Kathryn Stockett has written an extraordinary first novel, "The Help," which has won a deserved place on the New York Times bestseller list. It is one of the few books that looks honestly at the extraordinary relationship between blacks and whites in the segregated South. The relationship was sometimes adversarial and sometimes oppressive and even cruel. But it could also be loving, kind and respectful.
Stockett looks at the women who kept house and raised children for aristocratic white families in the early 1960s, just as this traditional relationship was being challenged and changed. Reading the book, I thought of Sen. Sam Ervin, who boasted that his black maid was considered a member of the family and, naturally, accompanied the family to Washington, D.C., when he was appointed to the U.S. Senate. I also thought of baseball great Ty Cobb, who when accused of racism, responded that he couldn't be racist because he had been nursed by a black nanny. Both responses now seem quaintly naive, if not blind.
I know little about the lives of white aristocrats and their relationship with black servants (my family of "lintheads" was far from aristocratic), but Stockett's fiction rings true. Using multiple narrators, she manages to get inside the minds of the black women who cared for, cooked for, and cleaned for white families, usually for very minimal wages. She reveals women who deeply loved the white children for whom they were surrogate mothers, disciplinarians and moral exemplars. But these women also chafed under the disrespectful attitudes, petty tyranny and repressiveness of some of their employers.

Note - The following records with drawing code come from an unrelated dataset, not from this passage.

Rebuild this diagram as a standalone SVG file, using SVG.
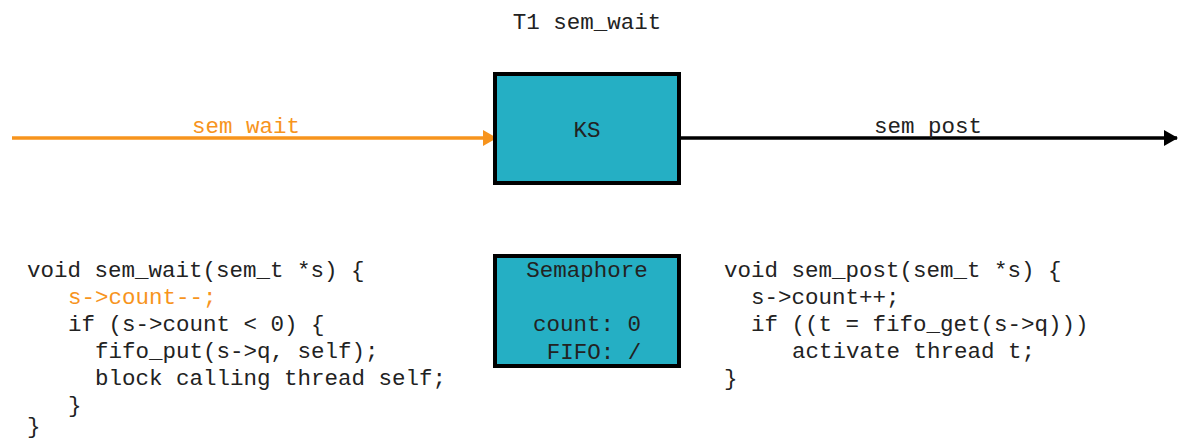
<svg xmlns="http://www.w3.org/2000/svg" width="1183" height="441" viewBox="0 0 1183 441">
<style>
text{font-family:"Liberation Mono","Courier New",monospace;font-size:22.5px;fill:#222;white-space:pre}
.or{fill:#f7941d}
.box{fill:#25afc4;stroke:#000;stroke-width:4}
.mid{text-anchor:middle}
</style>
<defs>
<marker id="ahO" markerWidth="14" markerHeight="16" refX="13" refY="8" orient="auto" markerUnits="userSpaceOnUse"><path d="M0,0 L14,8 L0,16 Z" fill="#f7941d"/></marker>
<marker id="ahB" markerWidth="14" markerHeight="16" refX="13" refY="8" orient="auto" markerUnits="userSpaceOnUse"><path d="M0,0 L14,8 L0,16 Z" fill="#000"/></marker>
</defs>
<rect width="1183" height="441" fill="#fff"/>
<text class="mid" x="587" y="29">T1 sem_wait</text>
<g id="connectors">
<line x1="12" y1="138" x2="496" y2="138" stroke="#f7941d" stroke-width="3.5" marker-end="url(#ahO)"/>
<text class="or mid" x="246" y="133">sem wait</text>
<line x1="679" y1="138" x2="1177" y2="138" stroke="#000" stroke-width="3.5" marker-end="url(#ahB)"/>
<text class="mid" x="928" y="133">sem post</text>
</g>
<g id="ks">
<rect class="box" x="495" y="74" width="184" height="109"/>
<text class="mid" x="587" y="137">KS</text>
</g>
<g id="semaphore">
<rect class="box" x="495" y="256" width="184" height="110"/>
<text class="mid" x="587" y="277">Semaphore</text>
<text class="mid" x="587" y="331">count: 0</text>
<text class="mid" x="594" y="359">FIFO: /</text>
</g>
<g id="code-wait">
<text x="27" y="277">void sem_wait(sem_t *s) {</text>
<text class="or" x="68" y="304">s-&gt;count--;</text>
<text x="68" y="331">if (s-&gt;count &lt; 0) {</text>
<text x="95" y="358">fifo_put(s-&gt;q, self);</text>
<text x="95" y="385">block calling thread self;</text>
<text x="68" y="412">}</text>
<text x="27" y="433">}</text>
</g>
<g id="code-post">
<text x="724" y="277">void sem_post(sem_t *s) {</text>
<text x="751" y="304">s-&gt;count++;</text>
<text x="751" y="331">if ((t = fifo_get(s-&gt;q)))</text>
<text x="792" y="358">activate thread t;</text>
<text x="724" y="385">}</text>
</g>
</svg>
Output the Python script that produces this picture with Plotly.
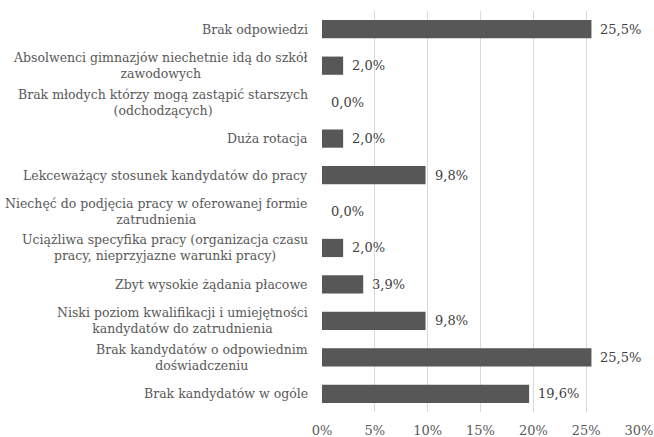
import plotly.graph_objects as go

# Reasons reported for recruitment difficulties (top to bottom as displayed)
categories = [
    "Brak odpowiedzi",
    "Absolwenci gimnazjów niechetnie idą do szkół<br>zawodowych",
    "Brak młodych którzy mogą zastąpić starszych<br>(odchodzących)",
    "Duża rotacja",
    "Lekceważący stosunek kandydatów do pracy",
    "Niechęć do podjęcia pracy w oferowanej formie<br>zatrudnienia",
    "Uciążliwa specyfika pracy (organizacja czasu<br>pracy, nieprzyjazne warunki pracy)",
    "Zbyt wysokie żądania płacowe",
    "Niski poziom kwalifikacji i umiejętności<br>kandydatów do zatrudnienia",
    "Brak kandydatów o odpowiednim<br>doświadczeniu",
    "Brak kandydatów w ogóle",
]
values = [25.5, 2.0, 0.0, 2.0, 9.8, 0.0, 2.0, 3.9, 9.8, 25.5, 19.6]
x_ticks = [0, 5, 10, 15, 20, 25, 30]

FONT = "DejaVu Serif"
ids = list(range(len(categories)))

fig = go.Figure(
    go.Bar(
        y=ids,
        x=values,
        orientation="h",
        width=0.5,
        marker=dict(color="#575757", line=dict(width=0)),
        hoverinfo="skip",
    )
)

# Value labels to the right of each bar
for i, v in zip(ids, values):
    fig.add_annotation(
        x=v, y=i, xref="x", yref="y",
        text=f"{v:.1f}%".replace(".", ","),
        showarrow=False, xanchor="left", xshift=7,
        font=dict(family=FONT, size=13, color="#404040"),
    )

# Category labels, centred per line, right-aligned against the axis
for i, c in zip(ids, categories):
    fig.add_annotation(
        x=0, y=i, xref="paper", yref="y",
        text=c, showarrow=False, xanchor="right", align="center",
        xshift=-12,
        font=dict(family=FONT, size=12.5, color="#595959"),
    )

fig.update_layout(
    width=654, height=437,
    margin=dict(l=322, r=15, t=11, b=25),
    paper_bgcolor="white", plot_bgcolor="white",
    showlegend=False,
    xaxis=dict(
        range=[0, 30], tickvals=x_ticks,
        ticktext=[f"{t}%" for t in x_ticks],
        showgrid=True, gridcolor="#d9d9d9", gridwidth=1,
        zeroline=False, showline=False, ticks="",
        ticklabelstandoff=9,
        tickfont=dict(family=FONT, size=13, color="#595959"),
        automargin=False,
        fixedrange=True,
    ),
    yaxis=dict(
        range=[len(categories) - 0.5, -0.5],
        showticklabels=False, showgrid=False, zeroline=False,
        showline=False, ticks="", fixedrange=True,
        automargin=False,
    ),
)

fig.write_html("out.html")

Stockett sets her novel in Jackson, Miss., just as the civil rights movement was gaining its stride and as segregationists were erecting more barriers to ensure the survival of their "peculiar institution." Some critics have claimed "The Help" stereotypes black women and white oppressors, but others have disagreed. I found the characters true to life and as varied as any group of personalities as you would find in any demographic group. Some white women were tyrants, some were social climbers, some were insecure, some were kind and loving. The characters, both white and black, ran the gamut of human existence.
The relationship between what was essentially two separate, independent societies, one white and one black, was quite complex. Black women could rear white children, feeding, disciplining and guiding them, but they could not enter a white home's front door. The intimacy of the relationship between women who cooked, cleaned, laundered, nursed and organized a household could not help but be intimate, but few white families dared admit how much they depended on their black maids even as they fought the societal tide that threatened that relationship.
To the extent that we remember or study the segregation era today, we usually concentrate on the legal challenges, the protests and the triumph of human dignity over Jim Crow laws and segregationist traditions. But unless we look more closely, we miss the mutual dependency and genuine friendships that existed despite the legal and social barriers. I think "The Help" is an important book for what it tells us, both good and bad, about an era happily put behind us.
Another recent book, which I have frequently recommended, also reveals the complex and sometimes contradictory relationships between the races in the South as segregation was ending. Doug Marlette's "Magic Time" is a wonderful novel that recounts the turbulent 1960s as well as the current day in the friendship between two young men, one white and one black, in a small town in the South. I highly recommend it, too.